(Bloomberg) -- Distress is spreading in the US commercial real estate industry, with the amount of troubled assets climbing to nearly $64 billion in the first quarter of this year.
The amount of distressed assets rose 10% in the first three months of the year, according to a new report from MSCI Real Assets. Risks loom on the horizon too, with nearly $155 billion of commercial property assets that are potentially troubled, according to the report.
Higher borrowing costs have pummeled the commercial real estate industry, driving prices lower and causing some owners to choose to default. Much of the potential distress is tied to buildings that need refinancing at a time when lenders are tightening credit following the collapse of several regional banks.
“Should this potential distress be upgraded to full-blown trouble, an increase in distressed asset sales and declining prices would be inevitable,” MSCI Real Assets researchers including Jim Costello and Alexis Maltin wrote in the report.

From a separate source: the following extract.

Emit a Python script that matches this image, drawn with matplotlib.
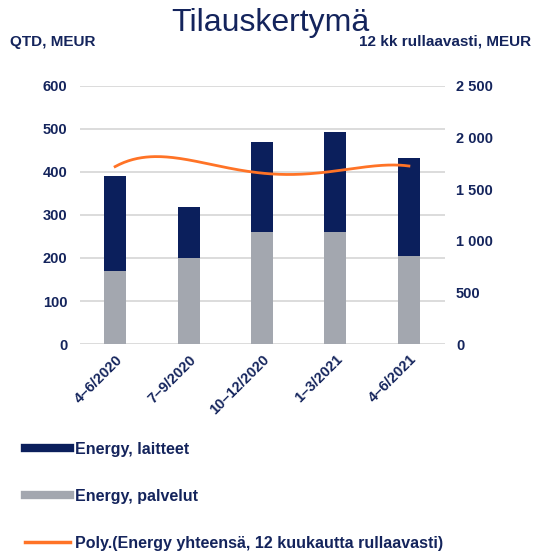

Retail properties including malls were the most troubled type of real estate, with nearly $23 billion of distressed assets tied to the sector. About $18 billion of office buildings were considered distressed at the end of March, according to the report.
Offices, which are also struggling with weaker demand given the rise in remote work and job cuts, account for nearly $43 billion of potential distress, the most of any sector. Offices face a bigger wave of maturing debt while distress in retail “appears to be cooling,” the report says.
Read more: Why a Crisis Is Looming in Commercial Real Estate: QuickTake
Manhattan was the most active market for distressed asset sales, with $2.6 billion of deals — or 19% of US transactions — in the 12 months through May. Los Angeles ranked second with $746 million of deals, followed by Houston with $465 million of distressed transactions, according to MSCI Real Assets.
MSCI defines “distressed” as properties in bankruptcy, default, court administration, liquidation, with “significant tenant distress” or that have commercial mortgage-backed securities that have been transferred to a special servicer. Potentially distressed properties include real estate that faces delays in reselling or leasing or has debt that’s on a CMBS watchlist, is in forbearance, or is delinquent on payments.